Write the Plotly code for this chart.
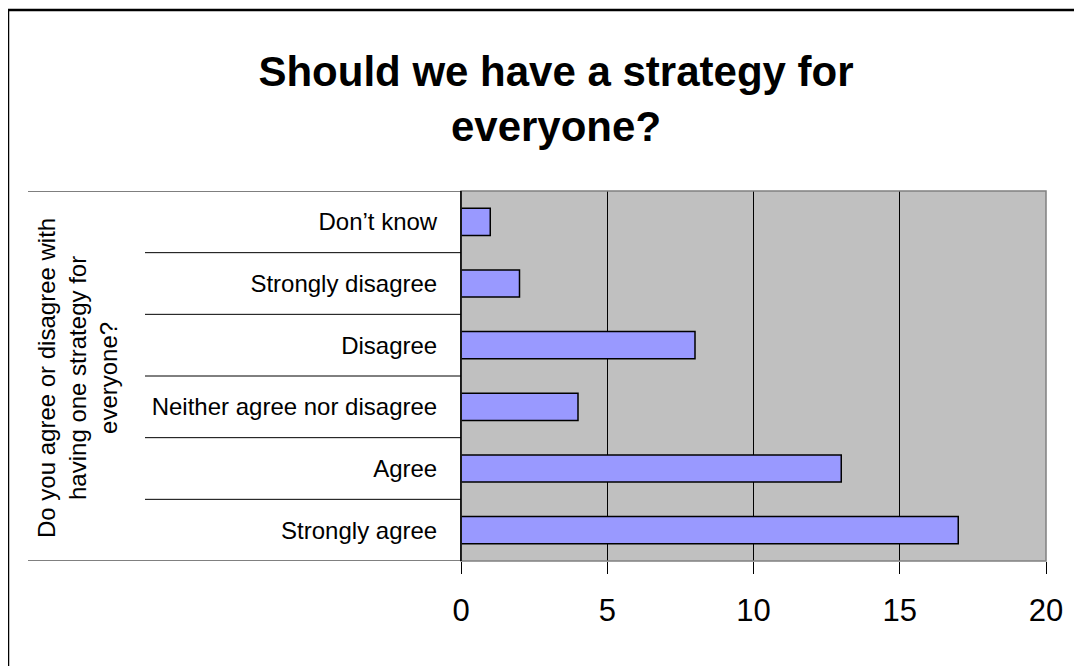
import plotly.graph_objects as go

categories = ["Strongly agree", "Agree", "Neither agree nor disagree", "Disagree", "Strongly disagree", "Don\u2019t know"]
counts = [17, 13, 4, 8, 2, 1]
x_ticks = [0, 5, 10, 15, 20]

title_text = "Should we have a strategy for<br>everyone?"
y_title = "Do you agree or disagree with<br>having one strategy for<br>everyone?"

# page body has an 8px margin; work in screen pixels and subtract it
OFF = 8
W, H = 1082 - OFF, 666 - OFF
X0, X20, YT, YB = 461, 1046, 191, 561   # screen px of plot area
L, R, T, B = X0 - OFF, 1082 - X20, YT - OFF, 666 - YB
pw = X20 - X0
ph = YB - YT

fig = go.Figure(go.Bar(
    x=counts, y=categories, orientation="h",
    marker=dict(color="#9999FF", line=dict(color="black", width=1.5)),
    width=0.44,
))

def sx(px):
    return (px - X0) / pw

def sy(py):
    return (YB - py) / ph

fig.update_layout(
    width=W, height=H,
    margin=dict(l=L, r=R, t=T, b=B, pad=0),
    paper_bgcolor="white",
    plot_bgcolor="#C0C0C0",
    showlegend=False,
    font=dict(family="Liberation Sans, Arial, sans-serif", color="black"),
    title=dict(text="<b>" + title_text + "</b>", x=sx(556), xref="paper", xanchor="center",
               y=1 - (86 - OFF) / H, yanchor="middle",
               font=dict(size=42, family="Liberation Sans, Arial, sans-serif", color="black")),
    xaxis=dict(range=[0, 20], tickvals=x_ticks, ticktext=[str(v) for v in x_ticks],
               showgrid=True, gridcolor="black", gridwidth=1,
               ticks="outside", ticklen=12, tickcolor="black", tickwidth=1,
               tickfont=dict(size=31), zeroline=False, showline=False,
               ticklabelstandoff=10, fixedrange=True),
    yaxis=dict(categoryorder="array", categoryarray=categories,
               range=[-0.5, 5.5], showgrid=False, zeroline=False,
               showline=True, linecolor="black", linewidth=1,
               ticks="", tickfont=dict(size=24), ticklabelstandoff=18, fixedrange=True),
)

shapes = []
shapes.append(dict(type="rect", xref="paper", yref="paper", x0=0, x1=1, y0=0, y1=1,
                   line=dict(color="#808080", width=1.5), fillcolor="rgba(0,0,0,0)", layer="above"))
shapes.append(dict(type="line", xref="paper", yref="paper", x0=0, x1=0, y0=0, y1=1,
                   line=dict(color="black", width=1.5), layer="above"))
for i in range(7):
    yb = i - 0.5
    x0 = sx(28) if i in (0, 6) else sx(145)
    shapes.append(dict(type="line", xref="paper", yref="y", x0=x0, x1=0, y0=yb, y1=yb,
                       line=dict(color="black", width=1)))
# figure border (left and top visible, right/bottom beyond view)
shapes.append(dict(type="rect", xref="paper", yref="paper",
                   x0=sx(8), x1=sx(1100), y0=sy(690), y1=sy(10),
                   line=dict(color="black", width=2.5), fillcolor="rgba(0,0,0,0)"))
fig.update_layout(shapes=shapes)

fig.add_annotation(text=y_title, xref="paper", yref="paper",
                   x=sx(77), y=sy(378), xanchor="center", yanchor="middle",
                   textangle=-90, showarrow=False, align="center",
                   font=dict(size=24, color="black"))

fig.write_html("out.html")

WORK INSTRUCTIONS: Repeat, exactly and in full, each line from the start of the data to the line that contains "x_ticks = [0, 5, 10, 15, 20]". Pictures do not go in.

REPLY TO THE EXERCISE:
Write the Plotly code for this chart.
import plotly.graph_objects as go

categories = ["Strongly agree", "Agree", "Neither agree nor disagree", "Disagree", "Strongly disagree", "Don\u2019t know"]
counts = [17, 13, 4, 8, 2, 1]
x_ticks = [0, 5, 10, 15, 20]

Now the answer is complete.